One clarification: What I told CT News Junkie was that I did not expect legislative leaders to heed my call to oust Lawlor and McDonald right away. Whether or not it happens at all will depend on how many people contact Sen. Williams and Rep. Donovan to request it–that’s how we beat the bishop removal bill and assisted suicide. To be sure, it would be unusual for them to heed our request. But it’s unusual for 5,000 people to descend on the state Capitol on a few days notice and it is unusual for the Judiciary Committee to summarily cancel hearings on two bad bills in the space of a week. This is a time for unusual occurrences.

I’ll be on Dan Lovallo after the 5 PM news today to discuss all of this.

3 Responses to “FIC Action Calls for Ouster of Lawlor, McDonald as Co-Chairs of Judiciary Committee”

  1. on 20 Mar 2009 at 8:57 amRobert R

    I don’t expect any Democrat to divorce themselves from these two radical liberals. Asking a Democrat bunch to police other Democrats is like asking a cop to rat on a fellow cop. Besides, holding a Democrat to a moral standard is nigh impossible when they haven’t one. The opposite is true when they cross party lines should a Republican step out in some perceived immorality or wrong doing, Democrats call for their head on a platter and demand they step down even without hearing the facts.

    When there are no moral standards in a party there is no outcry from within that party. Such appears to be the situation in the Democrat party. Who but the Democrat party leads the surge to enact homosexual laws, seeks to remove restraint from abortion restrictions, seeks to remove personal conscience protections for persons of faith, seeks to remove religious liberty and seeks to enact death and suicide legislation, increasing tax burdens, person freedom restrictions,etc. The list goes on and on.

    How can there be moral outrage within a party when an immoral or unconstitutional law is proposed if there is no moral backbone to begin with?

    We the people have to act on our own in the coming elections. That is the only way to police the party.

  2. on 20 Mar 2009 at 10:50 pmTricia

    I agree with FIC Action, and what Robert has written in post #1 (mostly, that is). I felt long before bill 1098, that Lawlor and McDonald had exhibited a PATTERN of Catholic-bashing in public hearings that I have attended over the last 4 or 5 years.

    Not only did they interrogate Peter and other Catholics, on March 6th and in past years, in the style of an INQUISITION—but they deliberately attempted to lay snares for them, hoping that they would say something hateful and/or bigoted.

    It reminds me of words from Isaiah 29:21 “…make a man an offender for a word, and lay a snare for him that reproveth in the gate…” Note that in my Bible’s footnote, it says that the “gate” is “the place of public transactions.”

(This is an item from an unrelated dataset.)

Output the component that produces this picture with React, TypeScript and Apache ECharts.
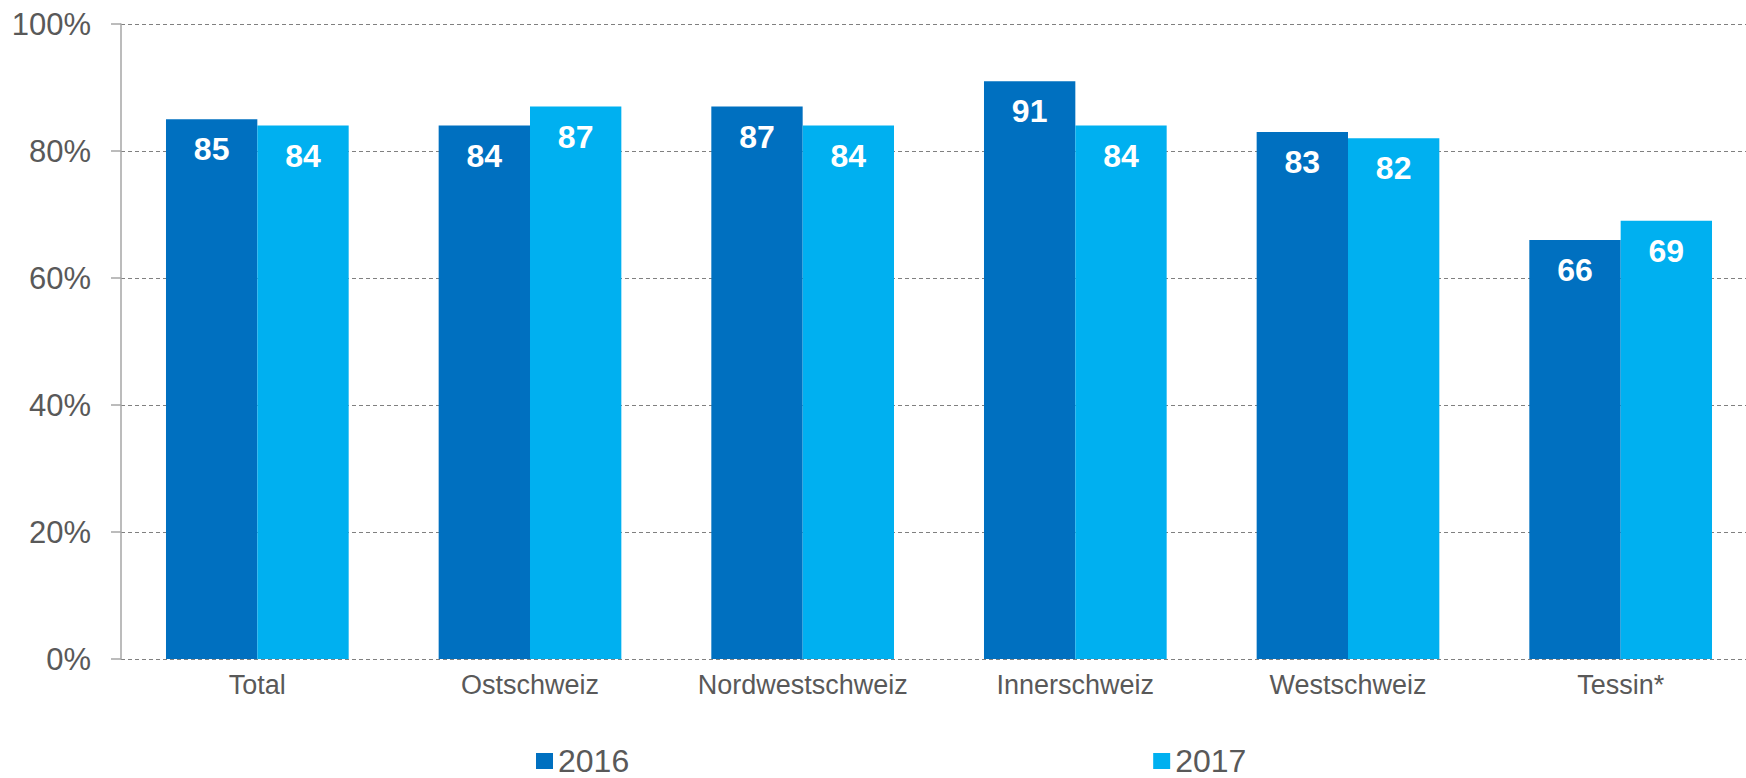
import React, { useEffect, useRef } from "react";
import * as echarts from "echarts";

const categories = ["Total", "Ostschweiz", "Nordwestschweiz", "Innerschweiz", "Westschweiz", "Tessin*"];
const values2016 = [85, 84, 87, 91, 83, 66];
const values2017 = [84, 87, 84, 84, 82, 69];
const seriesNames = ["2016", "2017"];
const yTicks = [0, 20, 40, 60, 80, 100];

export default function App() {
  const ref = useRef<HTMLDivElement>(null);
  useEffect(() => {
    if (!ref.current) return;
    const chart = echarts.init(ref.current, undefined, { renderer: "svg" });
    const textColor = "#595959";
    const labelStyle = {
      show: true,
      position: "insideTop",
      distance: 14,
      color: "#ffffff",
      fontWeight: "bold",
      fontSize: 32,
      fontFamily: "Liberation Sans, Arial, sans-serif",
    };
    chart.setOption({
      animation: false,
      backgroundColor: "#ffffff",
      textStyle: { fontFamily: "Liberation Sans, Arial, sans-serif" },
      grid: { left: 121, right: 0, top: 24, bottom: 119, containLabel: false },
      legend: {
        data: seriesNames,
        left: 531,
        top: 740,
        icon: "rect",
        itemWidth: 17,
        itemHeight: 16,
        itemGap: 524,
        textStyle: { fontSize: 32, lineHeight: 32, color: textColor, fontFamily: "Liberation Sans, Arial, sans-serif" },
      },
      xAxis: {
        type: "category",
        data: categories,
        axisLine: { show: false },
        axisTick: { show: false },
        axisLabel: { color: textColor, fontSize: 27, margin: 12, interval: 0 },
      },
      yAxis: {
        type: "value",
        min: yTicks[0],
        max: yTicks[yTicks.length - 1],
        interval: 20,
        axisLine: { show: true, lineStyle: { color: "#a6a6a6", width: 1.5 } },
        axisTick: { show: true, length: 10, lineStyle: { color: "#a6a6a6", width: 1.5 } },
        axisLabel: { color: textColor, fontSize: 31, margin: 30, formatter: "{value}%" },
        splitLine: { show: true, lineStyle: { color: "#808080", type: [4, 3], width: 1 } },
      },
      series: [
        {
          name: seriesNames[0],
          type: "bar",
          data: values2016,
          barGap: "0%",
          barCategoryGap: "33%",
          itemStyle: { color: "#0070C0" },
          label: labelStyle,
        },
        {
          name: seriesNames[1],
          type: "bar",
          data: values2017,
          barGap: "0%",
          barCategoryGap: "33%",
          itemStyle: { color: "#00B0F0" },
          label: labelStyle,
        },
      ],
    });
    return () => chart.dispose();
  }, []);
  return (
    <div
      style={{ position: "absolute", left: 0, top: 0, width: 1746, height: 778, overflow: "hidden", background: "#fff" }}
    >
      <div ref={ref} style={{ width: 1757, height: 778 }} />
    </div>
  );
}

    Is not Hartford, and our state’s public hearings in the Judiciary Committee one of those very places “of public transactions?”

    Lawlor and McDonald’s behavior in many of these public hearings I have attended has been atrociously unprofessional and INTOLERANT, when a Catholic who holds traditional beliefs and values has been testifying. I say this as one who is NOT Catholic, but joins in calling for their REMOVAL!

  3. on 20 Mar 2009 at 11:09 pmTricia

    House Speaker Donovan may well be disinclined to remove Lawlor and McDonald from their co-chair positions. But if thousands of Connecticut residents were to bombard his office, and that of Senate President Williams, with calls for their “ouster,” then the pressure might become so insistent that they will start to view the idea more favorably.

    Those of us who have Democrat legislators representing us can also make our strong feelings known to them, as well.

    BTW, those who share my impressions of the conduct of Lawlor and McDonald as co-chairs of the Judiciary Committee may enjoy linking to the CT-N “Media On-Demand” broadcast of the committee meeting held on Thursday 3/19 (at 9 a.m.), *before* the public hearing that day.

    It was quite humorous at times to see and listen to Lawlor and McDonald try to DEFEND their actions regarding bill 1098, and to see and hear some of their committee colleagues ‘take them to the woodshed,’ so to speak!